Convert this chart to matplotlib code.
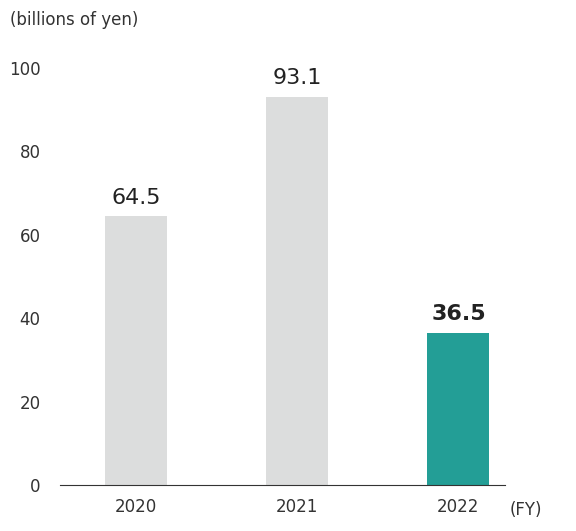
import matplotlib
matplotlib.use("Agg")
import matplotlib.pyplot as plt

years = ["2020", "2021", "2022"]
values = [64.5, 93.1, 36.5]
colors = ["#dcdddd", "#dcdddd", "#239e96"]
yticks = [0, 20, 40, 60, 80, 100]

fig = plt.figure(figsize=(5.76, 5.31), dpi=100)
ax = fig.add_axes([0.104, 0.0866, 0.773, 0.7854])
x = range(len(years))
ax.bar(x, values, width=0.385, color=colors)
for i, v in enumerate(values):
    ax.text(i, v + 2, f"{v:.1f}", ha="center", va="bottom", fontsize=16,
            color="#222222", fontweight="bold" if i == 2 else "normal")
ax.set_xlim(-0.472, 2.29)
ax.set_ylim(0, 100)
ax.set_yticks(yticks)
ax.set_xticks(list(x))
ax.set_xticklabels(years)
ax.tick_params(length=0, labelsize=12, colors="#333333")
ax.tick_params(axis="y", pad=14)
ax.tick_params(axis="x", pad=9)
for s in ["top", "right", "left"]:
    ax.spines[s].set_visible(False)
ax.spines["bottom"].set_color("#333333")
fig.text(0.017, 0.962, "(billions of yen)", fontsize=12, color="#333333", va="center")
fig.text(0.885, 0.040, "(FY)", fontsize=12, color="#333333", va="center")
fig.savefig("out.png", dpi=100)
---
STATED TASK: State the count of lines in the data holding the word "matplotlib", adding nothing to it.

IN RESPONSE: 4